Documentary About Rabin's Killer Will Be Shown at Jerusalem Film Festival
Controversial film 'Beyond the Fear' features interviews with Yigal Amir's family members and friends
By: Daniel Koren
Photo: Yigal Amir
November 4th, 1995 will forever remain a tragic day in Israel's history, the date when beloved Prime Minister Yitzhak Rabin was assassinated by Israeli nationalist Yigal Amir.
Many experts say that we haven't been as close to peace as we were under Rabin's leadership.
Now, a documentary has been filmed that focuses entirely on Amir, and is set to screen at a forthcoming Jerusalem Film Festival. Needless to say, it's furrowed more than a few eyebrows.
The documentary, called Beyond the Fear, features interviews with Amir's friends and family members, including his wife, Larissa, and his mother Geula Amir.
Like The Death of Klinghoffer, and other artistic forms that paint a human picture of a terrorist or murderer, Beyond the Fear also depicts Amir's human qualities like the loving way in which he spoke to his son or his wife's recollection of his positive and good qualities.
“I am one of those people who viewed him as a hero,” Larisa Trimbobler-Amir says in the film. “I saw him as a little boy who did what he did out of despair. He was an idealist who looks humane and was motivated by despair, and he did a desperate thing and sacrificed himself.”

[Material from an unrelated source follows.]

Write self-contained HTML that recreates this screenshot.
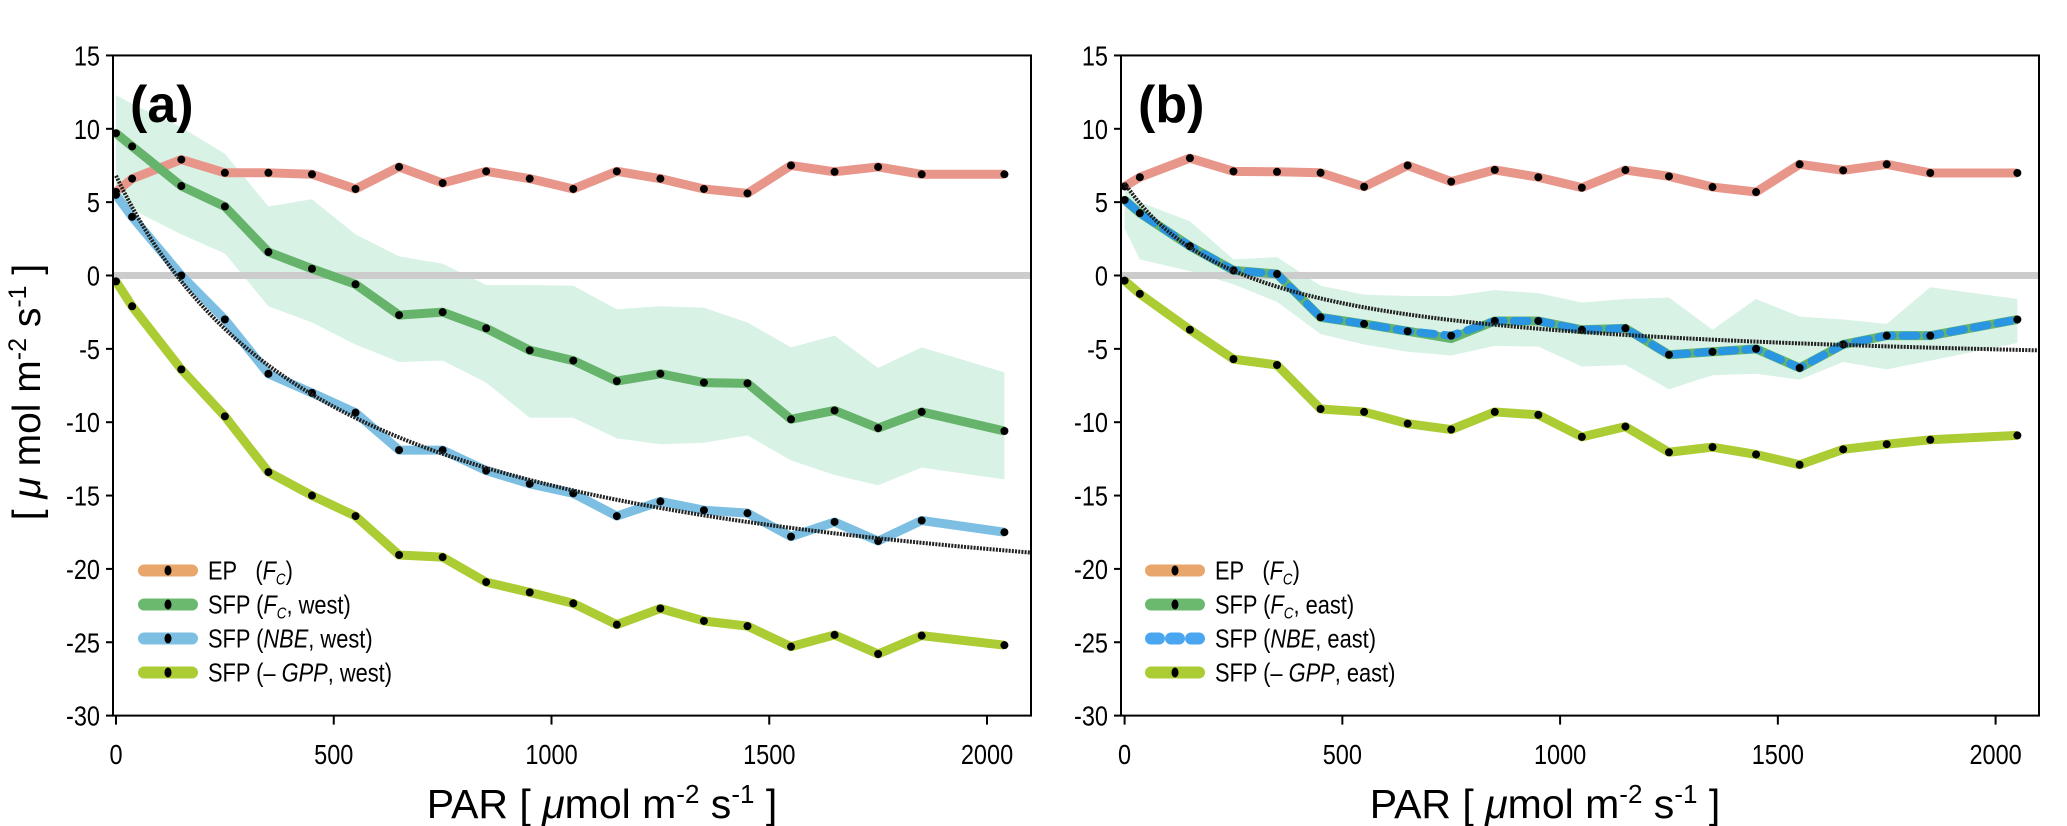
<!DOCTYPE html>
<html><head><meta charset="utf-8"><style>
html,body{margin:0;padding:0;background:#fff;}
svg{display:block;font-family:"Liberation Sans",sans-serif;}
</style></head><body>
<svg id="chart" width="2067" height="826" viewBox="0 0 2067 826" xmlns="http://www.w3.org/2000/svg"></svg>
<script>
const parA = [0,37,150,250,350,450,550,650,750,850,950,1050,1150,1250,1350,1450,1550,1650,1750,1850,2040];
const parB = [0,35,150,250,350,450,550,650,750,850,950,1050,1150,1250,1350,1450,1550,1650,1750,1850,2050];
const epA = [5.7,6.6,7.9,7.0,7.0,6.9,5.9,7.4,6.3,7.1,6.6,5.9,7.1,6.6,5.9,5.6,7.5,7.07,7.4,6.9,6.9];
const fcA = [9.7,8.8,6.1,4.7,1.6,0.46,-0.6,-2.7,-2.5,-3.6,-5.1,-5.8,-7.2,-6.7,-7.3,-7.35,-9.8,-9.2,-10.4,-9.3,-10.6];
const nbeA = [5.5,4.0,0,-3.0,-6.7,-8.0,-9.35,-11.9,-11.9,-13.3,-14.2,-14.85,-16.4,-15.4,-16.0,-16.2,-17.8,-16.8,-18.1,-16.7,-17.5];
const gppA = [-0.4,-2.1,-6.4,-9.6,-13.4,-15.0,-16.4,-19.05,-19.2,-20.9,-21.6,-22.35,-23.8,-22.7,-23.55,-23.9,-25.3,-24.5,-25.8,-24.55,-25.2];
const bandUpA = [12.3,11.7,10.1,8.3,4.7,5.2,2.8,1.3,0.8,-0.65,-0.65,-0.7,-2.3,-2.1,-2.2,-3.2,-4.9,-4.1,-6.3,-4.9,-6.6];
const bandLoA = [5.7,4.5,2.8,1.5,-2.1,-3.2,-4.7,-5.9,-5.8,-7.3,-9.7,-9.7,-11.1,-11.5,-11.4,-10.9,-12.6,-13.6,-14.3,-13.1,-13.9];
const epB = [6.07,6.7,8.0,7.1,7.07,7.0,6.05,7.5,6.4,7.2,6.7,5.99,7.19,6.76,6.03,5.69,7.58,7.17,7.58,6.99,6.99];
const fcB = [5.15,4.25,2.0,0.35,0.1,-2.85,-3.3,-3.8,-4.3,-3.1,-3.1,-3.7,-3.6,-5.4,-5.2,-5.0,-6.3,-4.7,-4.1,-4.1,-3.0];
const nbeB = [5.15,4.25,2.0,0.35,0.1,-2.85,-3.3,-3.8,-4.1,-3.1,-3.1,-3.7,-3.6,-5.4,-5.2,-5.0,-6.3,-4.7,-4.1,-4.1,-3.0];
const gppB = [-0.35,-1.25,-3.7,-5.7,-6.1,-9.1,-9.3,-10.1,-10.5,-9.3,-9.5,-11.0,-10.3,-12.05,-11.7,-12.2,-12.9,-11.85,-11.5,-11.2,-10.9];
const bandUpB = [6.1,5.0,3.7,1.1,1.25,-0.7,-1.3,-1.4,-1.4,-1.0,-1.2,-1.85,-1.6,-1.5,-3.7,-1.6,-2.8,-3.0,-3.3,-0.8,-1.6];
const bandLoB = [3.2,1.1,0.3,-0.6,-1.8,-4.0,-4.7,-5.2,-5.45,-4.8,-4.85,-6.2,-6.1,-7.75,-6.8,-6.7,-7.1,-5.9,-6.4,-5.8,-4.6];
const fitA = [6.8, 32, 0.062];   // [respiration, Pmax, alpha]
const fitB = [6.3, 13, 0.0442];
const yTicks = [15,10,5,0,-5,-10,-15,-20,-25,-30];
const xTicks = [0,500,1000,1500,2000];

const NS = "http://www.w3.org/2000/svg";
const svg = document.getElementById('chart');
function mk(tag, attrs, parent){ const e=document.createElementNS(NS,tag); for(const k in attrs) e.setAttribute(k,attrs[k]); (parent||svg).appendChild(e); return e; }
function narrow(x,y,attrs,parent){ attrs.transform='translate('+x+','+y+') scale(0.84,1)'; attrs.x=0; attrs.y=0; return mk('text',attrs,parent); }

function panel(cfg){
  const g = mk('g',{});
  
  
  const xs = v => cfg.x0 + v*0.4355;
  const ys = v => 275.5 - v*14.67;
  const L=cfg.left, R=cfg.right, T=ys(15), B=ys(-30);
  let d = cfg.par.map((p,i)=>(i?'L':'M')+xs(p)+','+ys(cfg.up[i])).join('');
  for(let i=cfg.par.length-1;i>=0;i--) d+='L'+xs(cfg.par[i])+','+ys(cfg.lo[i]);
  const band = mk('path',{d:d+'Z',fill:'#d8f2e5'},g);
  
  
  const z = mk('line',{x1:L,x2:R,y1:ys(0),y2:ys(0),stroke:'#cccccc','stroke-width':7},g);
  
  
  function series(vals,color,name,dash){
    const pts = cfg.par.map((p,i)=>xs(p)+','+ys(vals[i])).join(' ');
    const sg = mk('g',{},g);
    
    
    mk('polyline',{points:pts,fill:'none',stroke:color,'stroke-width':dash?8:9,'stroke-linejoin':'round','stroke-dasharray':dash||'none','stroke-linecap':dash?'round':'butt'},sg);
    return sg;
  }
  function dots(vals,name){
    const dg = mk('g',{},g);
    
    
    cfg.par.forEach((p,i)=>{ const c=mk('circle',{cx:xs(p),cy:ys(vals[i]),r:4,fill:'#000'},dg);
      
       });
  }
  series(cfg.ep,'#e8968a','ep-fc-line'); dots(cfg.ep,'ep-fc-points');
  series(cfg.gpp,'#abcc33','sfp-gpp-line'); dots(cfg.gpp,'sfp-gpp-points');
  series(cfg.fc,'#66b36c','sfp-fc-line');
  if(cfg.dashed){ series(cfg.nbe,'#2a95e0','sfp-nbe-line','14 10'); dots(cfg.nbe,'sfp-nbe-points'); }
  else { series(cfg.nbe,'#7cbfe2','sfp-nbe-line'); dots(cfg.nbe,'sfp-nbe-points'); dots(cfg.fc,'sfp-fc-points'); }
  let fd='';
  for(let p=0;p<=2100;p+=10){ const f=cfg.fit; const v=f[0]-f[2]*p*f[1]/(f[2]*p+f[1]); fd+=(p?'L':'M')+xs(p)+','+ys(v); }
  const fit=mk('path',{d:fd,fill:'none',stroke:'#222','stroke-width':4,'stroke-dasharray':'2 1.2'},g);
  
  
  const fr=mk('rect',{x:L,y:T,width:R-L,height:B-T,fill:'none',stroke:'#000','stroke-width':2},g);
  
  
  yTicks.forEach(t=>{ mk('line',{x1:L-7,x2:L,y1:ys(t),y2:ys(t),stroke:'#000','stroke-width':2},g);
    const tx=narrow(L-13,ys(t)+10,{'text-anchor':'end','font-size':28},g); tx.textContent=t;
    
     });
  xTicks.forEach(t=>{ mk('line',{x1:xs(t),x2:xs(t),y1:B,y2:B+9,stroke:'#000','stroke-width':2},g);
    const tx=narrow(xs(t),764,{'text-anchor':'middle','font-size':28},g); tx.textContent=t;
    
     });
  const xt=mk('text',{x:(L+R)/2+cfg.titleDx,y:818,'text-anchor':'middle','font-size':41},g);
  xt.innerHTML='PAR [ <tspan font-style="italic">μ</tspan>mol m<tspan dy="-15" font-size="26">-2</tspan><tspan dy="15"> s</tspan><tspan dy="-15" font-size="26">-1</tspan><tspan dy="15"> ]</tspan>';
  
  
  const pl=mk('text',{x:L+17,y:122,'font-size':52,'font-weight':'bold'},g); pl.textContent=cfg.label;
  
  
  const lg=mk('g',{},g);
  
  
  const items=[['#e8a66c','EP','(<tspan font-style="italic">F</tspan><tspan font-style="italic" font-size="16" dy="5">C</tspan><tspan dy="-5">)</tspan>',false],
    ['#6ab96f','SFP','(<tspan font-style="italic">F</tspan><tspan font-style="italic" font-size="16" dy="5">C</tspan><tspan dy="-5">, '+cfg.side+')</tspan>',false],
    [cfg.dashed?'#4aa6f0':'#7cbfe2','SFP','(<tspan font-style="italic">NBE</tspan>, '+cfg.side+')',cfg.dashed],
    ['#abcc33','SFP','(– <tspan font-style="italic">GPP</tspan>, '+cfg.side+')',false]];
  items.forEach((it,i)=>{
    const y=570.5+i*34; const e=mk('g',{},lg);
    
    
    mk('line',{x1:cfg.legX+5,x2:cfg.legX+53,y1:y,y2:y,stroke:it[0],'stroke-width':12,'stroke-linecap':'round','stroke-dasharray':it[3]?'8 12':'none'},e);
    if(!it[3]) mk('ellipse',{cx:cfg.legX+29,cy:y,rx:3.5,ry:5,fill:'#000'},e);
    const t=narrow(cfg.legX+69,y+9,{'font-size':26},e);
    t.innerHTML=it[1]+(i==0?'&#160;&#160; ':' ')+it[2];
  });
}
panel({name:'panel-a-west',label:'(a)',side:'west',left:113,right:1031,x0:116,par:parA,ep:epA,fc:fcA,nbe:nbeA,gpp:gppA,up:bandUpA,lo:bandLoA,fit:fitA,dashed:false,legX:139,titleDx:30});
panel({name:'panel-b-east',label:'(b)',side:'east',left:1121,right:2039,x0:1124.6,par:parB,ep:epB,fc:fcB,nbe:nbeB,gpp:gppB,up:bandUpB,lo:bandLoB,fit:fitB,dashed:true,legX:1146,titleDx:-35});
const yt=mk('text',{transform:'translate(40,392) rotate(-90)','text-anchor':'middle','font-size':39});
yt.innerHTML='[ <tspan font-style="italic">μ</tspan> mol m<tspan dy="-14" font-size="25">-2</tspan><tspan dy="14"> s</tspan><tspan dy="-14" font-size="25">-1</tspan><tspan dy="14"> ]</tspan>';


</script>
</body></html>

Much of the film focuses on the years-long legal battle Yigal Amir's family has waged against Israeli courts in the years following Rabin's assassination, regarding Amir's incarceration, and the conditions in which he lives.
“Yigal Amir killed Rabin because he thought that if he didn’t do it, the State of Israel would go kaput,” states Ari Shamai, Amir’s lawyer, in the film.
According to the Jerusalem Post, Rabin's granddaughter, Noah Rotman, was not pleased with the film's premise.
“As the granddaughter of the man who was killed, my opinion is clear and not objective,” she said. “To turn the man who assassinated my grandfather into a celebrity? To make him the subject of a film? I’m interested to know what the prime minister thinks about this, what people who are raising their children here think about this. Whoever wants to live in a country that glorifies murderers needs to understand that this doesn’t come without a price.”
Beyond the Fear was made by Israeli, Russian and Latvian filmmakers and is narrated mostly in Russian. Much of the funding for the film apparently came from the Russian Ministry of Culture.